There are several limitations to this study. Only a small number of cases were available for inclusion and the population was taken from a single centre. Although a large number of feline thoracic CT scans were performed in the chosen time period, the number of included cases was largely restricted by the requirement to have an unremarkable bronchoscopy and a negative bronchoalveolar lavage; however, this was considered to be a necessary restriction to prevent inadvertent inclusion of cats with pathologically enlarged lymph nodes. A previous publication aiming to establish normal reference intervals for feline abdominal lymph nodes included similarly small case numbers, ¹⁰ which likely represents the low number of clinically driven CT studies that are performed and considered to be within normal limits.To our knowledge, the only previous study that reports CT-measured intrathoracic nodes was an experimental study that assessed sternal and tracheobronchial lymph node sizes in a population of six cats prior to and after infection with Aelurostrongylus abstrusus. ⁶ Interestingly, the size measurements recorded in the previous study are slightly larger than those reported here. Also, the attenuation values were higher in the previous study both pre- and post-contrast, which may well reflect the larger size of the lymph nodes and a subsequent ability to use a larger region of interest. The reason for these discrepancies is unknown; however, the population included in the current study is considered to be a fair representation of the breeds presented clinically to our institution, and this may indicate potential variation between breeds that would need larger case numbers for further investigation.

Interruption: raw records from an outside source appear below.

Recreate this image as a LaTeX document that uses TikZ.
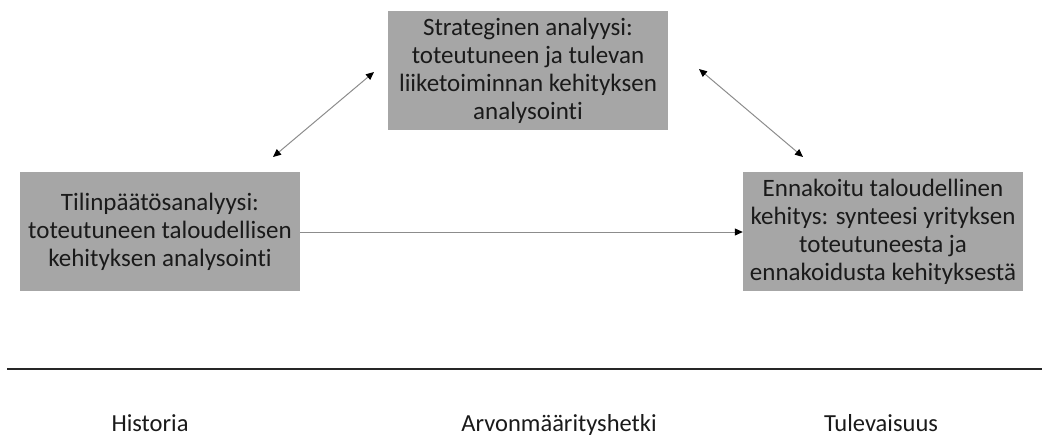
\documentclass[tikz,border=0pt]{standalone}
\usepackage{fontspec}
\setmainfont{Carlito}[Ligatures=NoCommon]
\usetikzlibrary{arrows.meta}
\definecolor{boxgray}{HTML}{A6A6A6}
\definecolor{linegray}{HTML}{8C8C8C}
\definecolor{txt}{HTML}{1A1A1A}
\begin{document}
\begin{tikzpicture}[x=1pt,y=-1pt,
  boxnode/.style={fill=boxgray, draw=none, minimum width=280pt, minimum height=119pt,
    align=center, inner sep=0pt, text=txt, font=\fontsize{25}{28}\selectfont},
  lbl/.style={text=txt, font=\fontsize{24.5}{26}\selectfont, inner sep=0pt, anchor=base},
  conn/.style={draw=linegray, line width=1pt, {Triangle[length=8pt,width=7pt,color=black]}-{Triangle[length=8pt,width=7pt,color=black]}},
  conn1/.style={draw=linegray, line width=1pt, -{Triangle[length=8pt,width=7pt,color=black]}}
]
\useasboundingbox (0,0) rectangle (1042,437);
\node[boxnode] (top) at (528,70.5) {Strateginen analyysi:\\toteutuneen ja tulevan\\liiketoiminnan kehityksen\\analysointi};
\node[boxnode] (left) at (160,231.5) {Tilinpäätösanalyysi:\\toteutuneen taloudellisen\\kehityksen analysointi};
\node[boxnode] (right) at (883,231.5) {Ennakoitu taloudellinen\\kehitys: synteesi yrityksen\\toteutuneesta ja\\ennakoidusta kehityksestä};
\coordinate (a1) at (273,157);
\coordinate (a2) at (374,72);
\coordinate (b1) at (699,69);
\coordinate (b2) at (803,157);
\draw[conn] (a1) -- (a2);
\draw[conn] (b1) -- (b2);
\draw[conn1] (left.east |- 0,232) -- (right.west |- 0,232);
\coordinate (l1) at (7,369);
\coordinate (l2) at (1042,369);
\draw[line width=2pt, draw=black!85] (l1) -- (l2);
\node[lbl] (h) at (150,431) {Historia};
\node[lbl] (av) at (559,431) {Arvonmäärityshetki};
\node[lbl] (tu) at (881,431) {Tulevaisuus};
\end{tikzpicture}
\end{document}
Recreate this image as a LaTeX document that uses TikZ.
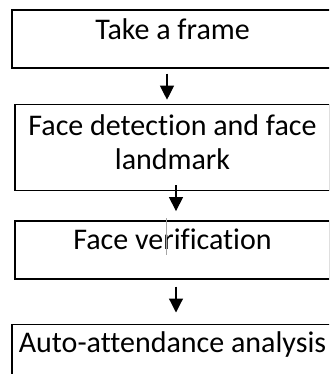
\documentclass[tikz,border=0pt]{standalone}
\usepackage{fontspec}
\setmainfont[Ligatures=NoCommon]{Carlito}
\usetikzlibrary{arrows.meta,positioning}

\begin{document}
\begin{tikzpicture}[
      x=1pt,y=-1pt,
      stagebox/.style={
        rectangle,
        draw,
        line width=1.4pt,
        align=center,
        inner xsep=0pt,
        inner ysep=0pt,
        font=\fontsize{30}{34}\selectfont
      },
      arrow/.style={-{Triangle[width=14pt,length=14pt]},line width=1.2pt},
      caret/.style={line width=0.6pt,gray!70}
    ]
    \useasboundingbox (0,0) rectangle (329,374);
    \clip (0,0) rectangle (329,374);

    % Pipeline stages
    \node[stagebox,minimum width=321pt,text height=30pt,text depth=28pt] (frame) at (172.5,39) {Take a frame};
    \node[stagebox,minimum width=315pt,text height=65pt,text depth=21pt,below=35pt of frame] (detect) {Face detection and face\\landmark};
    \node[stagebox,minimum width=315pt,text height=29pt,text depth=29pt,below=29pt of detect] (verify) {Face verification};
    \node[stagebox,minimum width=321pt,text height=28pt,text depth=30pt,below=44pt of verify] (attend) {Auto-attendance analysis};

    \draw[arrow] ([xshift=-5.5pt,yshift=-5pt]frame.south) -- ([xshift=-5.5pt,yshift=4pt]detect.north);
    \draw[arrow] ([xshift=3.5pt,yshift=6pt]detect.south) -- ([xshift=3.5pt,yshift=9pt]verify.north);
    \draw[arrow] ([xshift=3.5pt,yshift=-7pt]verify.south) -- ([xshift=3.5pt,yshift=11pt]attend.north);

    % text cursor left in the box
    \draw[caret] ([xshift=-6.5pt,yshift=2pt]verify.north) -- ++(0,37);
  \end{tikzpicture}
\end{document}
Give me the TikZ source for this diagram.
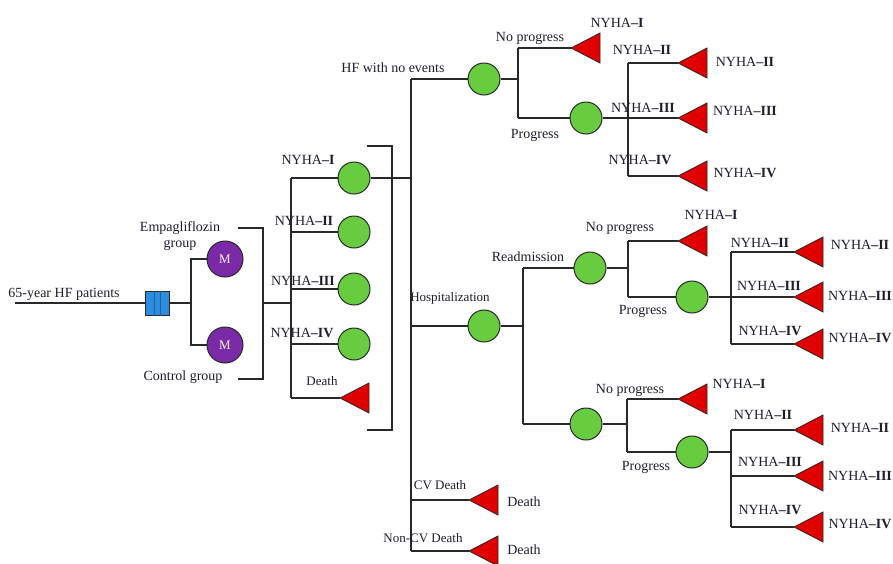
\documentclass[tikz,border=0pt]{standalone}
\usepackage{fontspec}
\setmainfont{Liberation Serif}
\definecolor{cgreen}{RGB}{104,204,64}
\definecolor{cpurple}{RGB}{122,42,166}
\definecolor{cblue}{RGB}{46,140,222}
\definecolor{cred}{RGB}{224,0,0}
\definecolor{ctext}{RGB}{30,30,45}
\definecolor{cline}{RGB}{40,40,40}
\newcommand\NY[1]{NYHA\textbf{–#1}}
\newcommand\redtri[2]{\coordinate (#1) at (#2); \filldraw[trif] (#1) -- ++(29,-15) -- ++(0,30) -- cycle;}
\tikzset{
 ln/.style={draw=cline, line width=1.3pt},
 chance/.style={circle, draw=cline, line width=1pt, fill=cgreen, minimum size=32pt, inner sep=0pt},
 mnode/.style={circle, draw=cline, line width=1pt, fill=cpurple, minimum size=36pt, inner sep=0pt, text=white, font=\fontsize{13}{15}\selectfont},
 decbox/.style={rectangle, draw=cline, line width=1pt, fill=cblue, minimum size=24pt, inner sep=0pt},
 lbl/.style={text=ctext, font=\fontsize{14}{16}\selectfont, inner sep=0pt},
 slbl/.style={text=ctext, font=\fontsize{13}{15}\selectfont, inner sep=0pt},
 trif/.style={fill=cred, draw=cline, line width=0.8pt, line join=miter},
}
\begin{document}
\begin{tikzpicture}[x=1pt,y=-1pt]
\useasboundingbox[fill=white] (0,0) rectangle (893,563);
% ---------- root ----------
\node[lbl] (lroot) at (64,294) {65-year HF patients};
\coordinate (start) at (15,303);
\node[decbox] (dec) at (157,303) {};
\draw[cblue!70!black, line width=0.4pt] ([xshift=-3pt]dec.north) -- ([xshift=-3pt]dec.south);
\draw[cblue!70!black, line width=0.4pt] ([xshift=3pt]dec.north) -- ([xshift=3pt]dec.south);
\node[mnode] (m1) at (225,259) {M};
\node[mnode] (m2) at (225,345) {M};
\coordinate (jm) at (191,303);
\draw[ln] (start) -- (dec);
\draw[ln] (dec) -- (jm);
\draw[ln] (m1) -| (jm) |- (m2);
\node[lbl, align=center] (lemp) at (180,236) {Empagliflozin\\group};
\node[lbl] (lctrl) at (183,377) {Control group};
% ---------- bracket 1 ----------
\coordinate (b1) at (238,228); \coordinate (b2) at (263,228);
\coordinate (b3) at (263,379); \coordinate (b4) at (238,379);
\coordinate (bm) at (263,303); \coordinate (nv) at (291,303);
\draw[ln] (b1) -- (b2) -- (b3) -- (b4);
\draw[ln] (bm) -- (nv);
% ---------- NYHA states ----------
\coordinate (n1) at (291,178); \coordinate (n2) at (291,232);
\coordinate (n3) at (291,289); \coordinate (n4) at (291,344);
\coordinate (n5) at (291,398);
\draw[ln] (n1) -- (n5);
\node[chance] (c1) at (354,178) {};
\node[chance] (c2) at (354,232) {};
\node[chance] (c3) at (354,289) {};
\node[chance] (c4) at (354,344) {};
\redtri{td}{340,398}
\draw[ln] (n1) -- (c1); \draw[ln] (n2) -- (c2);
\draw[ln] (n3) -- (c3); \draw[ln] (n4) -- (c4);
\draw[ln] (n5) -- (td);
\node[lbl] (l1) at (308,160) {\NY{I}};
\node[lbl] (l2) at (304,221) {\NY{II}};
\node[lbl] (l3) at (303,281) {\NY{III}};
\node[lbl] (l4) at (302,333) {\NY{IV}};
\node[slbl] (ld) at (322,381) {Death};
% ---------- bracket 2 ----------
\coordinate (k1) at (367,146); \coordinate (k2) at (392,146);
\coordinate (k3) at (392,430); \coordinate (k4) at (367,430);
\draw[ln] (k1) -- (k2) -- (k3) -- (k4);
% ---------- main vertical ----------
\coordinate (v0) at (411,79); \coordinate (vc) at (411,178);
\coordinate (vh) at (411,326); \coordinate (vd1) at (411,500);
\coordinate (v1) at (411,551);
\draw[ln] (v0) -- (v1);
\draw[ln] (c1) -- (vc);
% ---------- HF with no events ----------
\node[chance] (hf) at (484,79) {};
\node[lbl] (lhf) at (393,68) {HF with no events};
\draw[ln] (v0) -- (hf);
\coordinate (a0) at (518,79); \coordinate (a1) at (518,48); \coordinate (a2) at (518,118);
\draw[ln] (hf) -- (a0);
\draw[ln] (a1) -- (a2);
\redtri{ta1}{571,48}
\node[chance] (p1) at (586,118) {};
\draw[ln] (a1) -- (ta1); \draw[ln] (a2) -- (p1);
\node[lbl] (lnp1) at (530,38) {No progress};
\node[lbl] (lp1) at (535,135) {Progress};
\node[lbl] (lt1) at (617,23) {\NY{I}};
\coordinate (e1) at (628,63); \coordinate (e3) at (628,176);
\draw[ln] (e1) -- (e3);
\redtri{tb2}{678,63}
\redtri{tb3}{678,118}
\redtri{tb4}{678,176}
\draw[ln] (e1) -- (tb2); \draw[ln] (p1) -- (tb3); \draw[ln] (e3) -- (tb4);
\node[lbl] (lb2) at (642,50) {\NY{II}};
\node[lbl] (lb3) at (643,108) {\NY{III}};
\node[lbl] (lb4) at (640,160) {\NY{IV}};
\node[lbl] (rb2) at (745,62) {\NY{II}};
\node[lbl] (rb3) at (745,111) {\NY{III}};
\node[lbl] (rb4) at (745,173) {\NY{IV}};
% ---------- Hospitalization ----------
\node[chance] (ho) at (484,326) {};
\node[slbl] (lho) at (450,298) {Hospitalization};
\draw[ln] (vh) -- (ho);
\coordinate (h0) at (523,326); \coordinate (h1) at (523,268); \coordinate (h2) at (523,424);
\draw[ln] (ho) -- (h0);
\draw[ln] (h1) -- (h2);
\node[chance] (re) at (590,268) {};
\node[lbl] (lre) at (528,257) {Readmission};
\draw[ln] (h1) -- (re);
% readmission subtree
\coordinate (r0) at (628,268); \coordinate (r1) at (628,241); \coordinate (r2) at (628,297);
\draw[ln] (re) -- (r0); \draw[ln] (r1) -- (r2);
\redtri{tr1}{678,241}
\node[chance] (p2) at (692,297) {};
\draw[ln] (r1) -- (tr1); \draw[ln] (r2) -- (p2);
\node[lbl] (lnp2) at (620,228) {No progress};
\node[lbl] (lp2) at (643,311) {Progress};
\node[lbl] (lt2) at (711,215) {\NY{I}};
\coordinate (f1) at (731,252); \coordinate (f3) at (731,344);
\draw[ln] (f1) -- (f3);
\redtri{tc2}{794,252}
\redtri{tc3}{794,297}
\redtri{tc4}{794,344}
\draw[ln] (f1) -- (tc2); \draw[ln] (p2) -- (tc3); \draw[ln] (f3) -- (tc4);
\node[lbl] (lc2) at (760,243) {\NY{II}};
\node[lbl] (lc3) at (769,286) {\NY{III}};
\node[lbl] (lc4) at (770,331) {\NY{IV}};
\node[lbl] (rc2) at (860,245) {\NY{II}};
\node[lbl] (rc3) at (860,296) {\NY{III}};
\node[lbl] (rc4) at (860,338) {\NY{IV}};
% second subtree
\node[chance] (s2) at (586,424) {};
\draw[ln] (h2) -- (s2);
\coordinate (q0) at (627,424); \coordinate (q1) at (627,399); \coordinate (q2) at (627,452);
\draw[ln] (s2) -- (q0); \draw[ln] (q1) -- (q2);
\redtri{tq1}{678,399}
\node[chance] (p3) at (692,452) {};
\draw[ln] (q1) -- (tq1); \draw[ln] (q2) -- (p3);
\node[lbl] (lnp3) at (630,390) {No progress};
\node[lbl] (lp3) at (646,467) {Progress};
\node[lbl] (lt3) at (739,384) {\NY{I}};
\coordinate (g1) at (731,430); \coordinate (g3) at (731,527);
\draw[ln] (g1) -- (g3);
\redtri{td2}{794,430}
\redtri{td3}{794,476}
\redtri{td4}{794,527}
\coordinate (g2) at (731,476);
\draw[ln] (p3) -- (g1 |- p3);
\draw[ln] (g1) -- (td2); \draw[ln] (g2) -- (td3); \draw[ln] (g3) -- (td4);
\node[lbl] (ld2) at (763,415) {\NY{II}};
\node[lbl] (ld3) at (770,462) {\NY{III}};
\node[lbl] (ld4) at (770,510) {\NY{IV}};
\node[lbl] (rd2) at (860,428) {\NY{II}};
\node[lbl] (rd3) at (860,476) {\NY{III}};
\node[lbl] (rd4) at (860,524) {\NY{IV}};
% ---------- deaths ----------
\redtri{tcv}{469,500}
\redtri{tncv}{469,551}
\draw[ln] (vd1) -- (tcv); \draw[ln] (v1) -- (tncv);
\node[slbl] (lcv) at (440,485) {CV Death};
\node[slbl] (lncv) at (423,538) {Non-CV Death};
\node[lbl] (ldcv) at (524,502) {Death};
\node[lbl] (ldncv) at (524,550) {Death};
\end{tikzpicture}
\end{document}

Owing to the retrospective nature of the study, raw CT data were not available for alternative reconstructions using different slice thicknesses or sharpness settings. The slice thickness of the images available for review was set at 1.5 mm. This is the standard reconstruction for clinical assessment of feline thoracic studies at our institution and was therefore considered to be most clinically applicable. It is possible that thinner slice reconstructions may give better accuracy for lymph node measurement, but this would need to be assessed in future studies.

Finally, cytology and/or histopathology was not performed on any of the measured lymph nodes, and therefore it cannot be definitively concluded that these were all lymphoid tissue, either normal or abnormal. At the time of investigation these structures were subjectively deemed to be within normal limits and therefore there was no clinical indication for sampling to be performed, particularly given the technical challenges and risks associated with sampling of such small structures. However, we feel that all reasonable efforts were made to distinguish the structures as lymph nodes based on their anatomical location and the clinical experience of the observer.

Conclusions

This study provides data regarding the CT appearance of presumed normal intrathoracic lymph nodes in cats that have not been previously described. The variability seen between the numbers and location of these lymph nodes is not only consistent with previous anatomical reports, but also reflective of the difficulties in accurately assessing such small anatomical structures. Nonetheless, the data presented in this study should be considered when assessing clinical cases for intrathoracic lymphadenopathy and may help guide the decision as to when sampling for cytology or histopathology is considered. We recommend that 1.5 mm slice reconstruction is likely to be satisfactory for thoracic lymph node assessment, and that imaging should include both pre- and post-contrast images unless significant contraindications exist. Future research is proposed to assess changes in diseased populations, with the hope of establishing optimal cut-off values for normal lymph node characteristics.